YouTube and Instagram channeled to capture personal data
YouTube and Instagram appeared to offer viewers with several fake ads that promised to offer a lot of quick and easy money. For this, the victims were prompted to undergo a survey and provide personal details, after which they would receive a payout or gift from a large company, etc. In some cases, the inattentive users were asked a small ‘commission fee’ or ‘payment to ‘confirm the account’.
The education sector also targeted
A series of phishing attacks were also registered against the education sector. Phishers harvested usernames and passwords from personal accounts of students and lecturers using fake pages mimicking university login pages.
Scammers also tried to steal login credentials for the mail servers of education service providers. To do so, they mailed out phishing messages disguised as support service notifications asking recipients to confirm that mail account belonged to them.
Apple iPhone giveaway
Numerous fake websites designed to trick users in ‘free iPhone giveaway scams’ were also detected as part of phishing emails.

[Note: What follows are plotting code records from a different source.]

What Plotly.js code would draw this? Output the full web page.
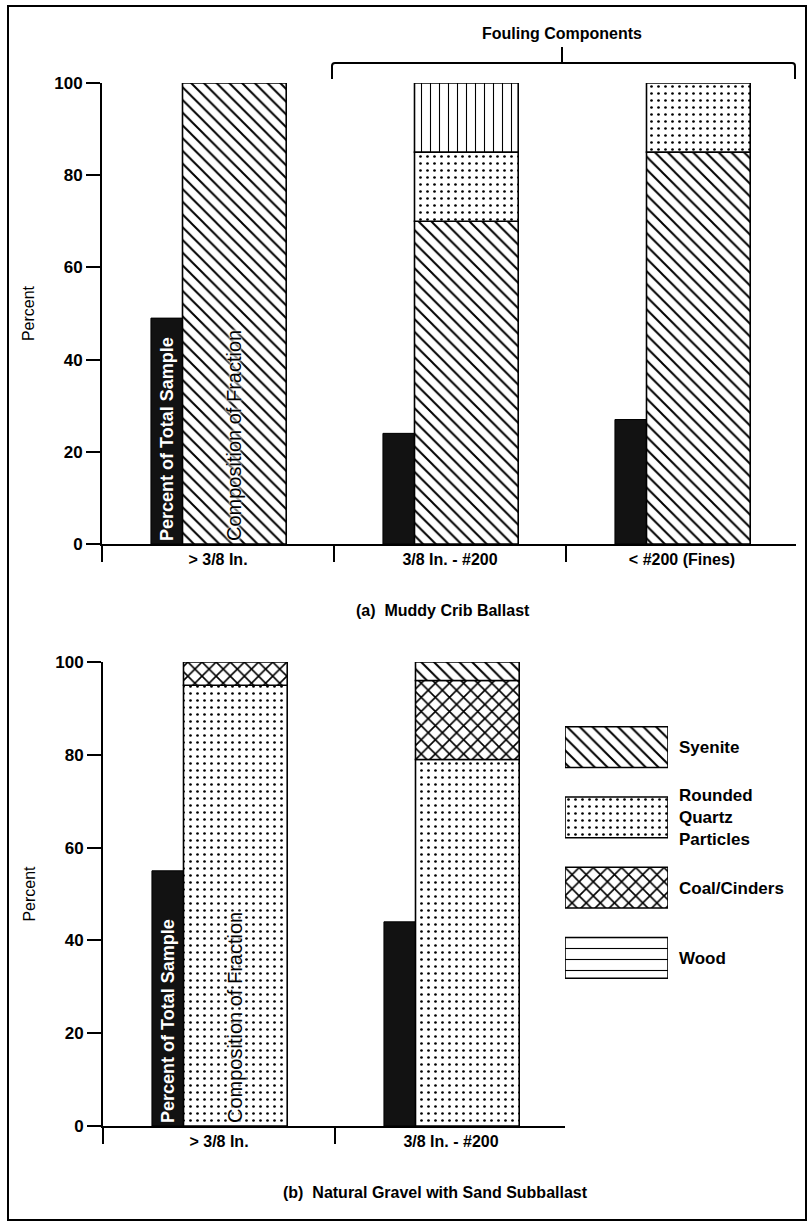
<!DOCTYPE html>
<html><head><meta charset="utf-8">
<script src="https://cdn.plot.ly/plotly-3.0.1.min.js"></script>
<style>html,body{margin:0;padding:0;background:#fff}</style>
</head><body><div id="chart" style="width:811px;height:1226px"></div>
<script>
// ---------------- data ----------------
const categoriesA = ['> 3/8 In.', '3/8 In. - #200', '< #200 (Fines)'];
const percentTotalA = [49, 24, 27];
const syeniteA = [100, 70, 85];
const quartzA  = [0, 15, 15];
const woodA    = [0, 15, 0];

const categoriesB = ['> 3/8 In.', '3/8 In. - #200'];
const percentTotalB = [55, 44];
const quartzB  = [95, 79];
const coalB    = [5, 17];
const syeniteB = [0, 4];

const legendLabels = ['Syenite', 'Rounded<br>Quartz<br>Particles', 'Coal/Cinders', 'Wood'];
const yTicks = [0, 20, 40, 60, 80, 100];

// ---------------- styles ----------------
const W = 811, H = 1226;
const fx = v => v / W, fy = v => 1 - v / H;
const FONT = 'Liberation Sans, Arial, Helvetica, sans-serif';
const patterns = {
  'Syenite':      {shape: '\\', size: 9, solidity: 0.22, fgcolor: '#000', bgcolor: '#fff'},
  'Rounded Quartz Particles': {shape: '.', size: 7, solidity: 0.12, fgcolor: '#000', bgcolor: '#fff'},
  'Coal/Cinders': {shape: 'x', size: 10, solidity: 0.3, fgcolor: '#000', bgcolor: '#fff'},
  'Wood':         {shape: '|', size: 9, solidity: 0.12, fgcolor: '#000', bgcolor: '#fff'},
  'WoodLegend':   {shape: '-', size: 11, solidity: 0.1, fgcolor: '#000', bgcolor: '#fff'}
};
const DARK = {off: -0.289, w: 0.136};
const COMP = {off: -0.153, w: 0.447};
const compTextFont = {family: FONT, size: 20, color: '#000',
  shadow: '0 0 2px #fff, 0 0 3px #fff, 0 0 4px #fff'};
const darkTextFont = {family: FONT, size: 18, color: '#fff', weight: 'bold'};

function darkTrace(cats, vals, xa, ya) {
  return {
    type: 'bar', x: cats, y: vals, xaxis: xa, yaxis: ya,
    offset: DARK.off, width: DARK.w,
    marker: {color: '#121212', line: {color: '#000', width: 1}},
    text: cats.map((c, i) => i === 0 ? 'Percent of Total Sample' : ''),
    textposition: 'inside', textangle: -90, insidetextanchor: 'start',
    insidetextfont: darkTextFont, constraintext: 'none',
    name: 'Percent of Total Sample', showlegend: false, hoverinfo: 'skip'
  };
}
function compTraces(cats, comps, xa, ya) {
  let cum = cats.map(() => 0);
  return comps.map((c, k) => {
    const base = cum.slice();
    cum = cum.map((b, i) => b + c.values[i]);
    return {
      type: 'bar', x: cats, y: c.values.map(v => v > 0 ? v : null), base: base,
      xaxis: xa, yaxis: ya, offset: COMP.off, width: COMP.w,
      marker: {color: '#fff', pattern: patterns[c.name], line: {color: '#000', width: 1.6}},
      text: k === 0 ? cats.map((cc, i) => i === 0 ? 'Composition of Fraction' : '') : undefined,
      textposition: k === 0 ? 'inside' : 'none', textangle: -90, insidetextanchor: 'start',
      insidetextfont: compTextFont, constraintext: 'none',
      name: c.name, showlegend: false, hoverinfo: 'skip'
    };
  });
}

const traces = [
  darkTrace(categoriesA, percentTotalA, 'x', 'y'),
  ...compTraces(categoriesA, [
    {name: 'Syenite', values: syeniteA},
    {name: 'Rounded Quartz Particles', values: quartzA},
    {name: 'Wood', values: woodA}
  ], 'x', 'y'),
  darkTrace(categoriesB, percentTotalB, 'x2', 'y2'),
  ...compTraces(categoriesB, [
    {name: 'Rounded Quartz Particles', values: quartzB},
    {name: 'Coal/Cinders', values: coalB},
    {name: 'Syenite', values: syeniteB}
  ], 'x2', 'y2')
];
// legend swatches
const legendPatternKeys = ['Syenite', 'Rounded Quartz Particles', 'Coal/Cinders', 'WoodLegend'];
legendLabels.forEach((lab, k) => {
  traces.push({
    type: 'bar', orientation: 'h', y: [lab], x: [1], base: [0], width: 0.58,
    xaxis: 'x3', yaxis: 'y3',
    marker: {color: '#fff', pattern: patterns[legendPatternKeys[k]], line: {color: '#000', width: 1.6}},
    showlegend: false, hoverinfo: 'skip', name: lab
  });
});

const xCommon = {
  type: 'category', tickson: 'boundaries', ticks: 'outside', ticklen: 16, tickwidth: 2,
  tickcolor: '#000', showline: true, linewidth: 2, linecolor: '#000', showgrid: false,
  zeroline: false, fixedrange: true,
  tickfont: {family: FONT, size: 16, color: '#000', weight: 'bold'}
};
const yCommon = {
  range: [0, 100], tickvals: yTicks, ticks: 'outside', ticklen: 14, tickwidth: 2,
  tickcolor: '#000', showline: true, linewidth: 2, linecolor: '#000', showgrid: false,
  zeroline: false, fixedrange: true,
  tickfont: {family: FONT, size: 17, color: '#000', weight: 'bold'},
  title: {text: 'Percent', font: {family: FONT, size: 16, color: '#000'}, standoff: 16}
};

const px2 = (x, y) => fx(x) + ',' + fy(y);
const layout = {
  width: W, height: H, margin: {l: 0, r: 0, t: 0, b: 0},
  paper_bgcolor: '#fff', plot_bgcolor: 'rgba(0,0,0,0)',
  barmode: 'overlay', showlegend: false,
  font: {family: FONT, color: '#000'},
  xaxis:  Object.assign({}, xCommon, {domain: [fx(102), fx(102 + 232 * 2.99)], range: [-0.5, 2.49], anchor: 'y'}),
  yaxis:  Object.assign({}, yCommon, {domain: [fy(544), fy(83)], anchor: 'x'}),
  xaxis2: Object.assign({}, xCommon, {domain: [fx(103), fx(103 + 232 * 1.99)], range: [-0.5, 1.49], anchor: 'y2'}),
  yaxis2: Object.assign({}, yCommon, {domain: [fy(1126), fy(662)], anchor: 'x2'}),
  xaxis3: {domain: [fx(565), fx(668)], range: [0, 1], visible: false, anchor: 'y3', fixedrange: true},
  yaxis3: {domain: [fy(993), fy(712)], type: 'category', range: [3.5, -0.5], side: 'right',
           anchor: 'x3', showline: false, ticks: '', showgrid: false, zeroline: false, fixedrange: true,
           ticklabelstandoff: 10,
           tickfont: {family: FONT, size: 17, color: '#000', weight: 'bold'}},
  annotations: [
    {xref: 'paper', yref: 'paper', x: fx(562), y: fy(34), text: 'Fouling Components', showarrow: false,
     font: {family: FONT, size: 16, weight: 'bold'}, xanchor: 'center', yanchor: 'middle'},
    {xref: 'paper', yref: 'paper', x: fx(443), y: fy(610), text: '(a)  Muddy Crib Ballast', showarrow: false,
     font: {family: FONT, size: 16, weight: 'bold'}, xanchor: 'center', yanchor: 'middle'},
    {xref: 'paper', yref: 'paper', x: fx(435), y: fy(1192), text: '(b)  Natural Gravel with Sand Subballast', showarrow: false,
     font: {family: FONT, size: 16, weight: 'bold'}, xanchor: 'center', yanchor: 'middle'}
  ],
  shapes: [
    {type: 'rect', xref: 'paper', yref: 'paper', x0: fx(8), x1: fx(806), y0: fy(1220), y1: fy(6),
     line: {color: '#000', width: 2}},
    {type: 'path', xref: 'paper', yref: 'paper', line: {color: '#000', width: 2},
     path: 'M' + px2(332, 79) + ' L' + px2(332, 66) + ' Q' + px2(332, 63) + ' ' + px2(335, 63) +
           ' L' + px2(792, 63) + ' Q' + px2(795, 63) + ' ' + px2(795, 66) + ' L' + px2(795, 79)},
    {type: 'line', xref: 'paper', yref: 'paper', x0: fx(562), x1: fx(562), y0: fy(63), y1: fy(47),
     line: {color: '#000', width: 2}}
  ]
};

Plotly.newPlot('chart', traces, layout, {staticPlot: true, displayModeBar: false});
</script>
</body></html>
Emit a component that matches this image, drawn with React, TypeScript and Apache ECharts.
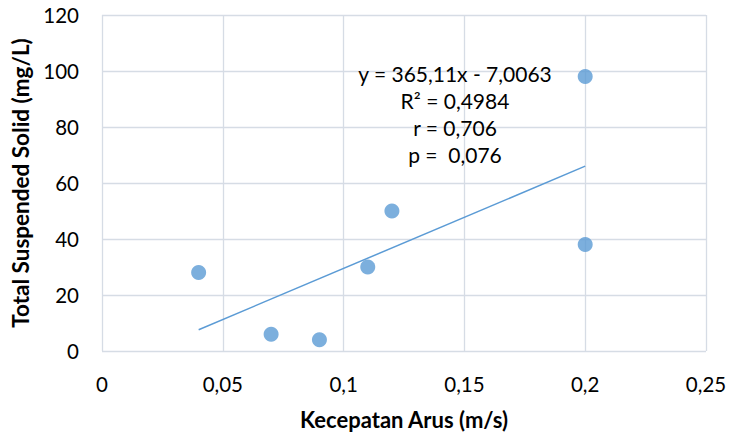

Additionally, spoofed emails were also used to scammers to steal Apple ID authentication data. Kaspersky even noted, “Scammers also harvested users’ personal data by sending spam messages offering free testing of new releases.”
Spam through website feedback forms
Large companies’ feedback forms were also used to spread spam across individuals. Scammers targeted company mailboxes linked to feedback forms to send spam to people on the outside.
Other than feedback forms, a major spam campaign in which scammers sent emails pretending to be voicemail notifications was also observed in the last quarter. The attack was aimed specifically at corporate mail users. The recipient was invited to click or tap the phishing link that pointed to a website mimicking the login page of a popular Microsoft service.